Soap Opera-Quality Cinematics
The Tom Clancy games have often been flirted with jingoism and xenophobia, much like the literature that inspired them. Ghost Recon Breakpoint tries to remedy that, with a tale of a former army commander and comrades who have gone rogue, taking over a South Pacific island named Auroa. Empathy for high-level renegades who become disheartened as they learn of a system’s failings isn’t new. Michael Bay’s The Rock wrought tension from the situation twenty years ago. Unfortunately, Breakpoint’s storytelling struggles to muster up any gravitas. Much of the blame falls on the cutscenes, where cliché creeps in with worrisome frequency. I thought my eyes were going to roll right out of my head when a hospitalized comrade uses his last bit of energy to give the player a small drone.

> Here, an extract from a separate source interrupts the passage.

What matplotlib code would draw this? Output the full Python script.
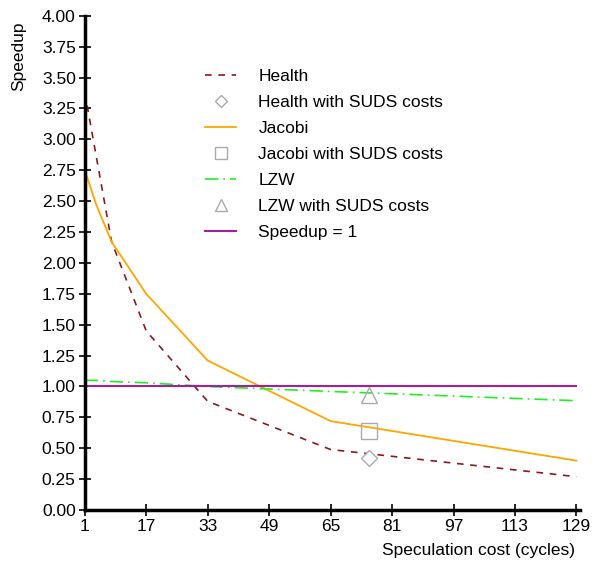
import matplotlib.pyplot as plt

plt.rcParams['font.family'] = ['Liberation Sans', 'DejaVu Sans']

# speculation cost (cycles)
cost = [1, 4, 8, 17, 33, 65, 129]
health = [3.38, 2.86, 2.17, 1.45, 0.88, 0.49, 0.27]
jacobi = [2.75, 2.47, 2.17, 1.75, 1.21, 0.72, 0.40]
lzw = [1.05, 1.05, 1.04, 1.03, 1.00, 0.96, 0.885]
baseline = [1.0, 1.0]
baseline_x = [1, 129]

suds_x = [75]
health_suds = [0.42]
jacobi_suds = [0.64]
lzw_suds = [0.93]

xticks = [1, 17, 33, 49, 65, 81, 97, 113, 129]
yticks = [i * 0.25 for i in range(17)]

fig = plt.figure(figsize=(5.97, 5.63), dpi=100)
ax = fig.add_axes([0.142, 0.094, 0.830, 0.878])

ax.plot(cost, health, color='#8b1a1a', lw=1.2, ls=(0, (4, 4)), label='Health')
ax.plot(suds_x, health_suds, ls='none', marker='D', ms=8, mfc='white',
        mec='#aaaaaa', mew=1, label='Health with SUDS costs')
ax.plot(cost, jacobi, color='#ffa500', lw=1.3, label='Jacobi')
ax.plot(suds_x, jacobi_suds, ls='none', marker='s', ms=11, mfc='none',
        mec='#aaaaaa', mew=1, label='Jacobi with SUDS costs')
ax.plot(cost, lzw, color='#22ee22', lw=1.2, ls=(0, (8, 3, 1, 3)), label='LZW')
ax.plot(suds_x, lzw_suds, ls='none', marker='^', ms=12, mfc='none',
        mec='#aaaaaa', mew=1, label='LZW with SUDS costs')
ax.plot(baseline_x, baseline, color='#a020a0', lw=1.5, label='Speedup = 1')

ax.set_xlim(1, 130)
ax.set_ylim(0, 4)
ax.set_xticks(xticks)
ax.set_yticks(yticks)
ax.set_yticklabels(['%.2f' % v for v in yticks])
ax.tick_params(direction='inout', length=9, width=1.2, labelsize=12.5, pad=2)

for s in ['top', 'right']:
    ax.spines[s].set_visible(False)
ax.spines['left'].set_linewidth(2.5)
ax.spines['bottom'].set_linewidth(2.5)

fig.text(0.963, 0.008, 'Speculation cost (cycles)', ha='right', va='bottom', fontsize=12.5)
fig.text(0.018, 0.962, 'Speedup', rotation=90, ha='left', va='top', fontsize=12.5)

ax.legend(loc='upper left', bbox_to_anchor=(0.318, 0.905), bbox_transform=fig.transFigure,
          frameon=False, fontsize=12.5, handlelength=1.75, labelspacing=0.62,
          handletextpad=1.3, markerscale=0.75)

fig.savefig('out.png', dpi=100)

While Breakpoint turns the tables, pitting all the technology that once gave players an advantage against us, there’s little reflection to be found. While it’s doubtful that anyone jumps into a Ghost Recon game for the story, the modest ambitions here are disheartening. Breakpoint could have cultivated tension as you skulk Auroa’s ground, air, and sea. Perhaps, like Wildlands, the game will slowly metamorphize into something worth experiencing. Currently, Breakpoint feels like Ubisoft took concepts from its other key franchises and forced it into a ‘games as service’ framework. If either of these seem problematic to you, I’d encourage additional research before decided to enlist.
Tom Clancy’s Ghost Recon Breakpoint was played
on PC with review code provided by the publisher.